There’s an app for that
08/30/2010 9:59 AM
Today it takes no more than a few minutes to download an application to your smartphone.
But building one. . . that’s a different story. Just ask the students of Bradley’s Interactive Media 313 class, who showed off their final projects ” totally original mobile phone games ” in a showcase at the Caterpillar Global Communications Center.
“We probably worked on this project for 20 hours a week throughout the entire semester,” said Gus Childs a junior in the class. “It was like having another part-time job. We all did way more work than we thought was possible.”

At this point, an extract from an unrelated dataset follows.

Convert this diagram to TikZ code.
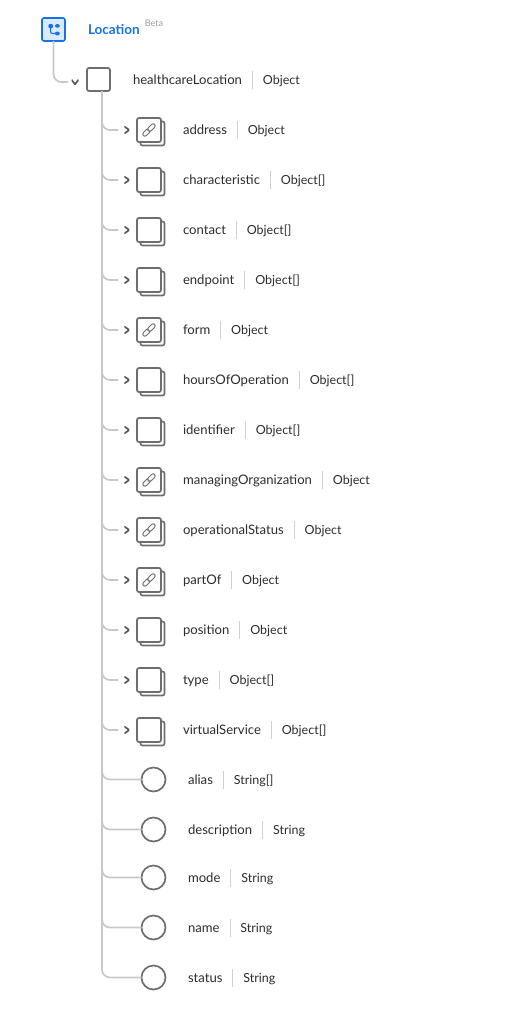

For the curriculum of the class, professor Jim Ferolo broke his students into two teams and tasked each with building a functional interactive game to be downloaded and played on mobile phones. The two games that his students came up with will eventually be released to the Google Apps store and available for download on phones using the Android operating system.
“I think this showed just how big of a time commitment a project like this is,” Ferolo said. “There were a lot of comments like, ‘We never realized how long it would take to do something so simple.”
Ferolo said the class chose not to create the games for the iTunes store because the iPhone does not run Flash, which is used in the games.
The two teams in the class, named Fast Rocket and DJ DAK, came up with one game each and demonstrated them at Wednesday’s open house showing. Fast Rocket’s “Green Geezer” features an old man attempting to clean the environment by recycling dirty cars, while the other, DJ DAK’s “Egyptian Bug Slayer” requires the player to mummify the a skeleton while fighting off a number of different attacking insects.
Ferolo said the goal is for both games to be available for free download this summer.
In their presentations, many students explained that they had never been a part of such an involved project, but said the class gave them a chance to gain a great deal of real-world, hands-on experience.
“This gave me a chance to learn a lot about the software I was working with, but more importantly it helped me learn how to properly lead a team,” said Childs, who was the team leader of Fast Rocket. “None of us had ever been a part of a group project of this caliber before or been pushed as hard as [Ferolo] pushes us, so I think this really taught us how to succeed.”
In addition to generating the idea for the game and building each of its components, the students also wrote their own music and designed Web sites explaining the history and instructions of each game.